Safety and Security:
These two go hand in hand because it is almost impossible for one to be secure but not safe. The Continent continues to be riddled with civil wars in places like CAR, Mali and DRC. Civil unrest in Burundi has been all over the media for the last couple of days. In early April, terror alerts kept everyone in Uganda at home for about a week. We all mourned the death of the Garissa University students when it happened – a constant reminder that we are not safe at all. Terrorism attacks have kept us on our toes for a while now, with Kenya most affected. We are yet to experience total security in Africa. How safe are we? Who is supposed to protect us?

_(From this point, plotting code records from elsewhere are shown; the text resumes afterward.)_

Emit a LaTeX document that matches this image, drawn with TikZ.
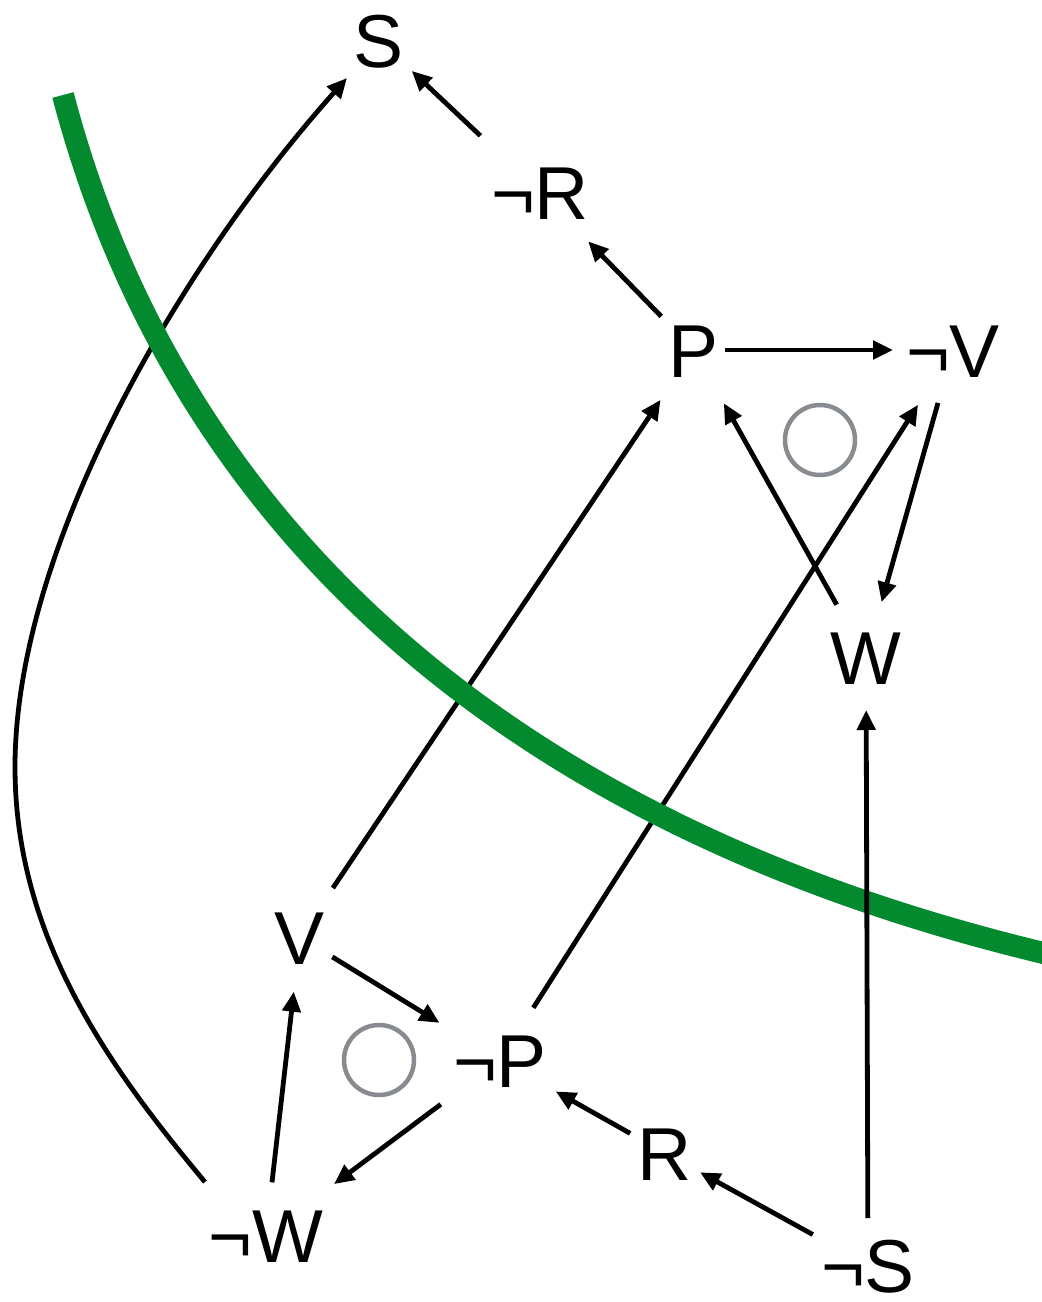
\documentclass[tikz,border=0pt]{standalone}
\usepackage{fontspec}
\setmainfont{Liberation Sans}
\usetikzlibrary{arrows.meta}
\definecolor{gbar}{RGB}{3,138,46}
\definecolor{ring}{RGB}{136,140,144}
\begin{document}
\begin{tikzpicture}[x=1pt,y=-1pt,
  lbl/.style={font=\fontsize{75}{80}\selectfont, inner sep=0pt, text height=54pt, text depth=0pt, anchor=center},
  arr/.style={line width=4.8pt, -{Triangle[length=20pt,width=18pt]}},
  ringc/.style={draw=ring, line width=4.5pt},
  green/.style={draw=gbar, line width=22pt}]
\useasboundingbox (0,0) rectangle (1042,1302);
% nodes
\node[lbl] (S)  at (379,40)   {S};
\node[lbl] (nR) at (540,192)  {¬R};
\node[lbl] (P)  at (694,350)  {P};
\node[lbl] (nV) at (953,350)  {¬V};
\node[lbl] (W)  at (866,657)  {W};
\node[lbl] (V)  at (300,937)  {V};
\node[lbl] (nP) at (500,1060) {¬P};
\node[lbl] (R)  at (665,1153) {R};
\node[lbl] (nW) at (266,1235) {¬W};
\node[lbl] (nS) at (868,1265) {¬S};
% rings
\node[ringc, circle, minimum size=70pt, inner sep=0pt] (o1) at (820,440) {};
\node[ringc, circle, minimum size=70pt, inner sep=0pt] (o2) at (379,1060) {};
% connectors
\draw[arr, shorten <=82pt, shorten >=45pt] (nR.center) -- (S.center);
\draw[arr, shorten <=47pt, shorten >=69pt] (P.center) -- (nR.center);
\draw[arr, shorten <=31pt, shorten >=60pt] (P.center) -- (nV.center);
\draw[arr, shorten <=59pt, shorten >=60pt] (V.center) -- (P.center);
\draw[arr, shorten <=62pt, shorten >=65pt] (nP.center) -- (nV.center);
\draw[arr, shorten <=60pt, shorten >=61pt] (W.center) -- (P.center);
\draw[arr, shorten <=55pt, shorten >=57pt] (nV.center) -- (W.center);
\draw[arr, shorten <=38pt, shorten >=71pt] (V.center) -- (nP.center);
\draw[arr, shorten <=74pt, shorten >=85pt] (nP.center) -- (nW.center);
\draw[arr, shorten <=53pt, shorten >=55pt] (nW.center) -- (V.center);
\draw[arr, shorten <=40pt, shorten >=64pt] (R.center) -- (nP.center);
\draw[arr, shorten <=63pt, shorten >=40pt] (nS.center) -- (R.center);
% long curve from not-W to S
\draw[arr] ([shift={(-61,-53)}]nW.center)
  .. controls (109,1067) and (15,937) .. (15,767)
  .. controls (15,547) and (180,265) .. ([shift={(-32,38)}]S.center);
% green separating curve
\draw[green] (63,95) .. controls (143,400) and (375,795) .. (1052,955);
% line drawn over the green curve
\draw[arr, shorten <=47pt, shorten >=53pt] (nS.center) -- (W.center);
\end{tikzpicture}
\end{document}
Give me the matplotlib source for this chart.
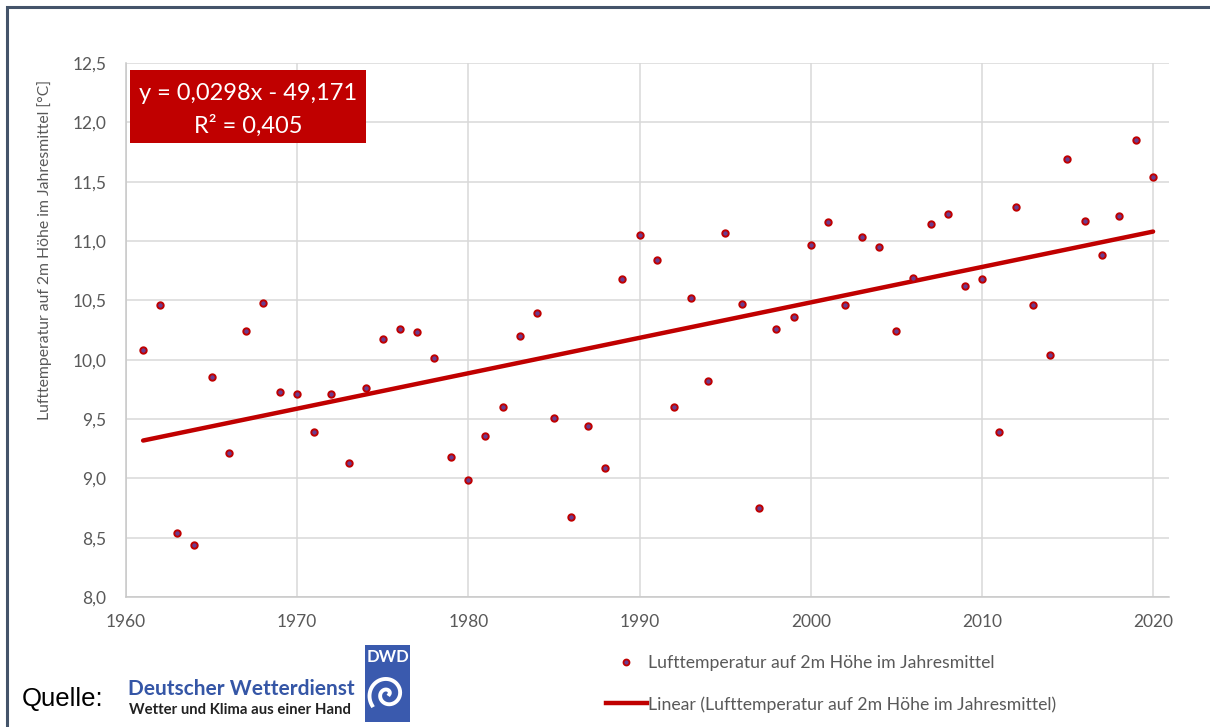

But now that we know what the issues are, the question is: Can we make it work? Gathered in Dar es Salaam to speak about African prosperity, Dr Oby Ezekwesili, a renowned African economist, gives practical pointers on how we could do this. It is not a mystery, nor rocket science. There just needs to be a collective effort geared towards making these things work for us:
1. It is no longer fashionable for Africans to externalize our failings and weakness. We need to own who we are and take responsibility for our wrongdoings and for the future.
2. We have our own story; let us tell it. The ICT AND the mobile money revolution is our story, among other things.
3. It is time for us citizens to stand up and demand a better environment that would free us.
4. A growing Africa must mean growing Africans. Growing Africans are liberated. The growth of the economy does not necessarily mean the growth of the people.
5. A human capital-centered approach is what we need. African people are Africa’s biggest resource. Putting them at the center of any strategy is what will move the Continent forward.